Könnte den NEOS bei der Nationalratswahl ein ähnlicher Absturz drohen wie in Salzburg?
Griss
Das glaube ich nicht. Die Bundespartei ist viel besser aufgestellt, und Parteichefin Meinl-Reisinger besitzt Strahlkraft. Auch Abgeordnete wie Stephanie Krisper oder Gerald Loacker haben ein klares Profil.
Wofür aber steht die Partei zehn Jahre nach ihrer Gründung?
Die NEOS sind eine Partei der Mitte, eine Partei, die nicht korrupt ist. Das ist schon fast ein Alleinstellungsmerkmal der NEOS.
Das aber nicht sonderlich zündet.
Griss
Die Menschen haben ein starkes Bedürfnis nach Harmonie. Das ständige Anprangern von Missständen behagt vielen nicht, nach dem Motto: Die Berichterstattung über Korruption ist störender als die Korruption selbst.
Und darüber hinaus?
Griss
Das Kernthema Bildung ist leider in den Hintergrund geraten. Es ist ja auch sperrig und berührt viele Wählerinnen und Wähler nicht sonderlich. Dabei ist die Frage, was es braucht, damit es der nächsten Generation gut geht, zentral. Und damit meine ich nicht nur das Kürzen von Luxuspensionen zugunsten der Jungen. In Sicherheitsfragen sind die NEOS die einzige Partei, die sich trauen, zu hinterfragen, ob die Neutralität noch zeitgemäß ist.

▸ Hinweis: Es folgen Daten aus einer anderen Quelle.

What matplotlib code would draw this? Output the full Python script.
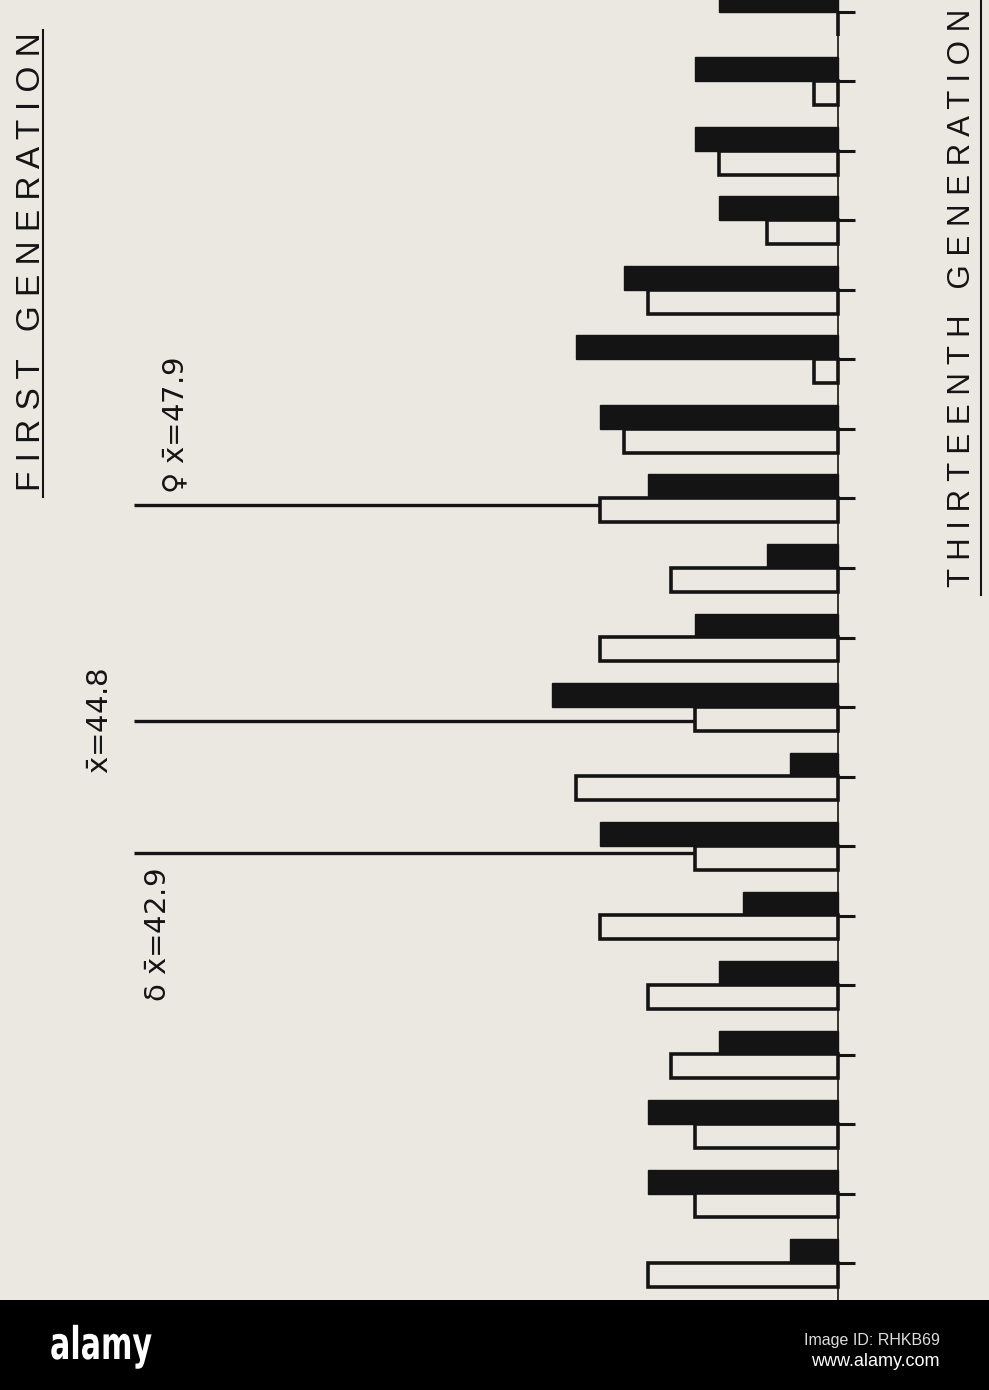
import matplotlib
matplotlib.use("Agg")
import matplotlib.pyplot as plt
from matplotlib.font_manager import FontProperties
from matplotlib.lines import Line2D
from matplotlib.patches import PathPatch, Rectangle
from matplotlib.textpath import TextPath
from matplotlib.transforms import Affine2D

# figure size in pixels; the lower 90 px hold the stock-photo banner
W, H = 989, 1390
PLOT_H = 1300

# class values (rotated histogram, largest class at the top)
class_values = [55, 54, 53, 52, 51, 50, 49, 48, 47, 46, 45, 44, 43, 42, 41, 40, 39, 38, 37]
# solid bars and open bars of each class
black_counts = [5, 6, 6, 5, 9, 11, 10, 8, 3, 6, 12, 2, 10, 4, 5, 5, 8, 8, 2]
white_counts = [0, 1, 5, 3, 8, 1, 9, 10, 7, 10, 6, 11, 6, 10, 8, 7, 6, 6, 8]

mean_female = 47.9
mean_all = 44.8
mean_male = 42.9

PAPER = "#ebe8e1"
INK = "#141414"

# scale of the printed figure
px_per_count = 23.8
px_per_unit = 69.5
base_x = 838
line_start_px = 134
bar_h = 24 / px_per_unit

fig = plt.figure(figsize=(W / 100, H / 100), dpi=100, facecolor=PAPER)
ax = fig.add_axes([0, (H - PLOT_H) / H, 1, PLOT_H / H])
ax.set_facecolor(PAPER)
ax.axis("off")

# counts grow to the left of the baseline
ax.set_xlim(base_x / px_per_count, -(W - base_x) / px_per_count)
top_val = class_values[0] + 12 / px_per_unit
ax.set_ylim(top_val - PLOT_H / px_per_unit, top_val)

ax.barh(class_values, black_counts, height=bar_h, align="edge",
        color=INK, edgecolor=INK, linewidth=1, zorder=3)
ax.barh([v - bar_h for v in class_values], white_counts, height=bar_h, align="edge",
        facecolor=PAPER, edgecolor=INK, linewidth=2.6, zorder=3)

# baseline and little class ticks right of it
ax.axvline(0, color=INK, lw=1.2, zorder=4)
ax.hlines(class_values, 0, -0.7, color=INK, lw=2.2, zorder=4)

# mean lines
line_left = (base_x - line_start_px) / px_per_count
ax.hlines([mean_female, mean_all, mean_male], 0, line_left, color=INK, lw=2.4, zorder=2)

xbar = r"$\bar{\mathrm{x}}$"
lab_size = 21
ax.annotate(f"♀ {xbar}={mean_female}", xy=(line_left, mean_female),
            xytext=(31, 8), textcoords="offset points", rotation=90,
            ha="center", va="bottom", fontsize=lab_size, color=INK)
ax.annotate(f"{xbar}={mean_all}", xy=(line_left, mean_all),
            xytext=(-14, 0), textcoords="offset points", rotation=90,
            ha="right", va="center", fontsize=lab_size, color=INK)
ax.annotate(f"δ {xbar}={mean_male}", xy=(line_left, mean_male),
            xytext=(18, -11), textcoords="offset points", rotation=90,
            ha="center", va="top", fontsize=lab_size, color=INK)

# titles written sideways, underlined
fig.text(32 / W, 1 - 262 / H, "F I R S T   G E N E R A T I O N", rotation=90,
         ha="center", va="center", fontsize=24, family="Liberation Sans", color=INK)
fig.add_artist(Line2D([43 / W, 43 / W], [1 - 30 / H, 1 - 497 / H], color=INK, lw=1.5))

fig.text(962 / W, 1 - 298 / H, "T H I R T E E N T H   G E N E R A T I O N", rotation=90,
         ha="center", va="center", fontsize=22.5, family="Liberation Sans", color=INK)
fig.add_artist(Line2D([981 / W, 981 / W], [1.0, 1 - 595 / H], color=INK, lw=1.5))

# banner at the bottom
fig.add_artist(Rectangle((0, 0), 1, (H - PLOT_H) / H, transform=fig.transFigure,
                         facecolor="black", edgecolor="none"))
# condensed bold logo: squeeze the glyph outlines sideways (pixel coordinates)
logo = TextPath((0, 0), "alamy", size=45, prop=FontProperties(family="DejaVu Sans", weight="bold"))
logo_tf = Affine2D().scale(0.67, 1.0).translate(50, H - 1359)
fig.add_artist(PathPatch(logo, transform=logo_tf + fig.dpi_scale_trans.inverted() + fig.dpi_scale_trans,
                         facecolor="white", edgecolor="none"))
fig.text(940 / W, 1 - 1341 / H, "Image ID: RHKB69", color="#dddddd", fontsize=11.5,
         family="Liberation Sans", ha="right", va="center")
fig.text(940 / W, 1 - 1361 / H, "www.alamy.com", color="white", fontsize=13,
         family="Liberation Sans", ha="right", va="center")

fig.savefig("out.png", dpi=100, facecolor=PAPER)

Tausende frühere NEOS-Wähler wanderten in Salzburg zu den Kommunisten. Was sagt das über das Profil der Partei aus?
Griss
Es ist verständlich, dass Linke wie die Kommunisten in Salzburg gut ankommen. Sie versprechen günstigere Wohnungen und öffnen selbst ihre Brieftaschen, um Menschen zu helfen. Einfache Themen eingängig rüberzubringen und selbst zu leben, das ist bei den NEOS aktuell ein Manko.
Was empfehlen Sie Ihrer früheren Partei?
Griss
Es klingt abgedroschen, aber die NEOS müssen wieder stärker zu den Leuten hingehen, Haushalte abklappern, Townhall-Meetings im ganzen Land abhalten. Ein systematischer Dialog in ganz Österreich über die pinke Politik, nicht nur vor Wahlen, sondern das ganze Jahr über. So lassen sich auch neue Mitstreiterinnen und Mitstreiter in Gemeinden und Bezirken rekrutieren, die sich nicht nur kurz wichtigmachen, sondern langfristig für die Partei laufen. Das ist der einzige Weg, den ich sehe.
Klingt ein bisschen retro in Zeiten von Social Media.
Griss
Ich schaue dort nicht hinein. Bin ich retro? Es gibt viele wie mich.